**STATED TASK:** Repeat the data word for word. Do not include the pictures.

## begin

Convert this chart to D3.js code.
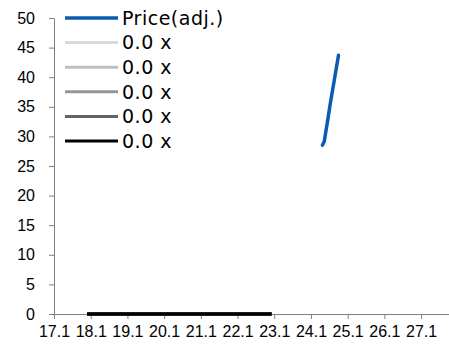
<!DOCTYPE html>
<html>
<head>
<meta charset="utf-8">
<script src="https://cdn.jsdelivr.net/npm/d3@7"></script>
<style>
  html, body { margin: 0; padding: 0; background: #fff; }
  svg { display: block; }
</style>
</head>
<body>
<svg id="chart" width="449" height="350"></svg>
<script>
// Adjusted price history (x = year.month label position)
const priceX = [24.41, 24.46, 24.55, 24.62, 24.68, 24.85];
const priceY = [28.5, 29.1, 32.5, 35.3, 37.5, 43.7];

// Valuation multiple bands (all flat at 0.0 x)
const bandX = [18.0, 23.03];
const bandValues = [
  [0, 0],
  [0, 0],
  [0, 0],
  [0, 0],
  [0, 0]
];
const bandLabels = ["0.0 x", "0.0 x", "0.0 x", "0.0 x", "0.0 x"];
const bandColors = ["#d9d9d9", "#bfbfbf", "#969696", "#646464", "#000000"];

const xTicks = [17.1, 18.1, 19.1, 20.1, 21.1, 22.1, 23.1, 24.1, 25.1, 26.1, 27.1];
const yTicks = [0, 5, 10, 15, 20, 25, 30, 35, 40, 45, 50];

const svg = d3.select("#chart");
const x = d3.scaleLinear().domain([17.1, 27.86]).range([54, 449]);
const y = d3.scaleLinear().domain([0, 50]).range([314, 18]);

const axisColor = "#7f7f7f";

// Y axis
const gy = svg.append("g")
  .attr("transform", `translate(${x(17.1)},0)`)
  .call(d3.axisLeft(y).tickValues(yTicks).tickSize(5).tickSizeOuter(0).tickPadding(14));
gy.selectAll("path, line").attr("stroke", axisColor);
gy.selectAll("text")
  .attr("font-family", "Liberation Sans, Arial, sans-serif")
  .attr("font-size", 16).attr("fill", "#000");

// X axis
const gx = svg.append("g")
  .attr("transform", `translate(0,${y(0)})`)
  .call(d3.axisBottom(x).tickValues(xTicks).tickFormat(d3.format(".1f")).tickSize(5).tickSizeOuter(0).tickPadding(7));
gx.selectAll("path, line").attr("stroke", axisColor);
gx.selectAll("text")
  .attr("font-family", "Liberation Sans, Arial, sans-serif")
  .attr("font-size", 16).attr("fill", "#000");

const line = d3.line().x(d => x(d[0])).y(d => y(d[1]));

// Multiple bands
bandValues.forEach((vals, i) => {
  svg.append("path")
    .datum(bandX.map((xv, j) => [xv, vals[j]]))
    .attr("d", line)
    .attr("fill", "none")
    .attr("stroke", bandColors[i])
    .attr("stroke-width", 3.5);
});

// Price line
svg.append("path")
  .datum(priceX.map((xv, j) => [xv, priceY[j]]))
  .attr("d", line)
  .attr("fill", "none")
  .attr("stroke", "#0a5cb0")
  .attr("stroke-width", 3.5)
  .attr("stroke-linecap", "round")
  .attr("stroke-linejoin", "round");

// Legend
const legendItems = [{ label: "Price(adj.)", color: "#0a5cb0", w: 3.5 }]
  .concat(bandLabels.map((l, i) => ({ label: l, color: bandColors[i], w: 3 })));
const legend = svg.append("g");
legendItems.forEach((it, i) => {
  const cy = 18 + i * 24.6;
  legend.append("line")
    .attr("x1", 65).attr("x2", 118).attr("y1", cy).attr("y2", cy)
    .attr("stroke", it.color).attr("stroke-width", it.w);
  legend.append("text")
    .attr("x", 122).attr("y", cy).attr("dy", "0.36em")
    .attr("font-family", "DejaVu Sans, Verdana, sans-serif")
    .attr("font-size", 19).attr("letter-spacing", 0.5).attr("fill", "#000")
    .text(it.label);
});
</script>
</body>
</html>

## end

**EXERCISE OUTPUT:**
Convert this chart to D3.js code.
<!DOCTYPE html>
<html>
<head>
<meta charset="utf-8">
<script src="https://cdn.jsdelivr.net/npm/d3@7"></script>
<style>
  html, body { margin: 0; padding: 0; background: #fff; }
  svg { display: block; }
</style>
</head>
<body>
<svg id="chart" width="449" height="350"></svg>
<script>
// Adjusted price history (x = year.month label position)
const priceX = [24.41, 24.46, 24.55, 24.62, 24.68, 24.85];
const priceY = [28.5, 29.1, 32.5, 35.3, 37.5, 43.7];

// Valuation multiple bands (all flat at 0.0 x)
const bandX = [18.0, 23.03];
const bandValues = [
  [0, 0],
  [0, 0],
  [0, 0],
  [0, 0],
  [0, 0]
];
const bandLabels = ["0.0 x", "0.0 x", "0.0 x", "0.0 x", "0.0 x"];
const bandColors = ["#d9d9d9", "#bfbfbf", "#969696", "#646464", "#000000"];

const xTicks = [17.1, 18.1, 19.1, 20.1, 21.1, 22.1, 23.1, 24.1, 25.1, 26.1, 27.1];
const yTicks = [0, 5, 10, 15, 20, 25, 30, 35, 40, 45, 50];

const svg = d3.select("#chart");
const x = d3.scaleLinear().domain([17.1, 27.86]).range([54, 449]);
const y = d3.scaleLinear().domain([0, 50]).range([314, 18]);

const axisColor = "#7f7f7f";

// Y axis
const gy = svg.append("g")
  .attr("transform", `translate(${x(17.1)},0)`)
  .call(d3.axisLeft(y).tickValues(yTicks).tickSize(5).tickSizeOuter(0).tickPadding(14));
gy.selectAll("path, line").attr("stroke", axisColor);
gy.selectAll("text")
  .attr("font-family", "Liberation Sans, Arial, sans-serif")
  .attr("font-size", 16).attr("fill", "#000");

// X axis
const gx = svg.append("g")
  .attr("transform", `translate(0,${y(0)})`)
  .call(d3.axisBottom(x).tickValues(xTicks).tickFormat(d3.format(".1f")).tickSize(5).tickSizeOuter(0).tickPadding(7));
gx.selectAll("path, line").attr("stroke", axisColor);
gx.selectAll("text")
  .attr("font-family", "Liberation Sans, Arial, sans-serif")
  .attr("font-size", 16).attr("fill", "#000");

const line = d3.line().x(d => x(d[0])).y(d => y(d[1]));

// Multiple bands
bandValues.forEach((vals, i) => {
  svg.append("path")
    .datum(bandX.map((xv, j) => [xv, vals[j]]))
    .attr("d", line)
    .attr("fill", "none")
    .attr("stroke", bandColors[i])
    .attr("stroke-width", 3.5);
});

// Price line
svg.append("path")
  .datum(priceX.map((xv, j) => [xv, priceY[j]]))
  .attr("d", line)
  .attr("fill", "none")
  .attr("stroke", "#0a5cb0")
  .attr("stroke-width", 3.5)
  .attr("stroke-linecap", "round")
  .attr("stroke-linejoin", "round");

// Legend
const legendItems = [{ label: "Price(adj.)", color: "#0a5cb0", w: 3.5 }]
  .concat(bandLabels.map((l, i) => ({ label: l, color: bandColors[i], w: 3 })));
const legend = svg.append("g");
legendItems.forEach((it, i) => {
  const cy = 18 + i * 24.6;
  legend.append("line")
    .attr("x1", 65).attr("x2", 118).attr("y1", cy).attr("y2", cy)
    .attr("stroke", it.color).attr("stroke-width", it.w);
  legend.append("text")
    .attr("x", 122).attr("y", cy).attr("dy", "0.36em")
    .attr("font-family", "DejaVu Sans, Verdana, sans-serif")
    .attr("font-size", 19).attr("letter-spacing", 0.5).attr("fill", "#000")
    .text(it.label);
});
</script>
</body>
</html>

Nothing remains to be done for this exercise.